Business Interruption Insurance Exclusions from COVID-19

Property managers, landlords, and tenants should look at their business insurance policies to try and recover money because of COVID-19. Since COVID-19 has ravaged our economy, many insurers are claiming that the virus is not covered, because there has been no actual physical damage to the property. However, courts throughout the United States have ruled that physical damage to the property is not necessary to recover insurance if the building was rendered unusable by physical forces. COVID-19 can be seen as a physical force that is sufficient to trigger business interruption coverages since there is ample scientific evidence showing that the virus can remain on hard surfaces such as doorknobs or counters for days. It is important for property managers, landlords, and tenants to submit claims promptly because the failure to promptly file a claim could result in the claim being denied. Accordingly, property managers, landlords, and tenants should consider the following claims:

  • File a notice of claim even if your insurance policy says you’re not covered for a virus-caused emergency shutdown. In TRAVCO v. Ward, the federal court held that there doesn’t need to be physical damage if the building was rendered unusable by physical forces. Property managers, landlords, and tenants can all argue that their premises were rendered unusable because they can’t use their facilities. In addition, COVID-19 is a contagious virus that stays on hard surfaces for days at a time, further strengthening the argument that COVID-19 caused physical damage to the building. Accordingly, there is enough evidence to suggest that property managers, landlords, and tenants should all consider filing a notice of claim even if the insurance policy says you’re not covered for a virus-caused emergency shutdown.
  • Civil Authority Coverage. Most insurance policies have a civil authority provision that could apply if any level of government prohibits a property manager, landlord, or tenant from entering their premises because of the direct physical loss of damage to the property from a covered cause of loss. Property managers, landlords, and tenants should carefully read their insurance policies because each policy will differ and the terms and conditions of the insurance policy will prevail over assumptions or generalizations. 

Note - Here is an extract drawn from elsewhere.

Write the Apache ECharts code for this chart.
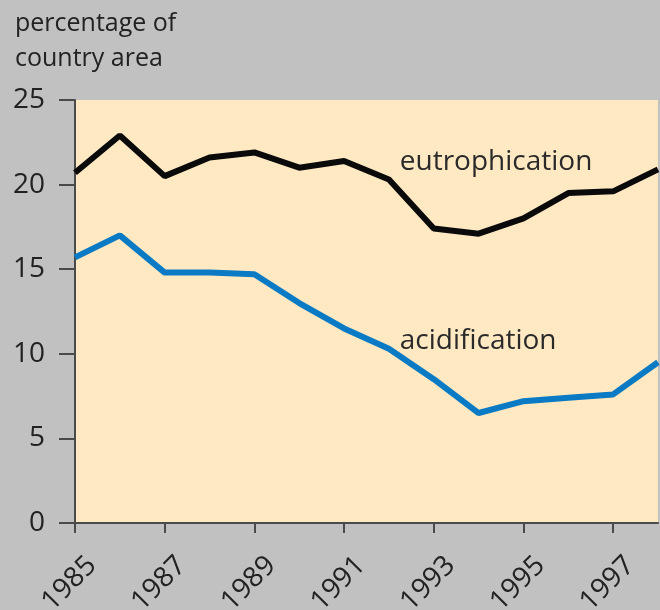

  • Business interruption insurance coverage typically allows a business to recover losses if the business losses are a result of physical damage or loss that prevents a business from operating (e.g. suppliers, customers). Property managers, landlords, and tenants should look carefully at their policies because insurers could have an exclusion designed to preclude coverage from viral outbreaks (e.g., SARS, MARS, etc.). Regardless of whether the insurer excluded viral outbreaks, this claim will likely be unsuccessful because a business interruption is unlikely to be considered as physical damage to the business of the insured as a covered loss.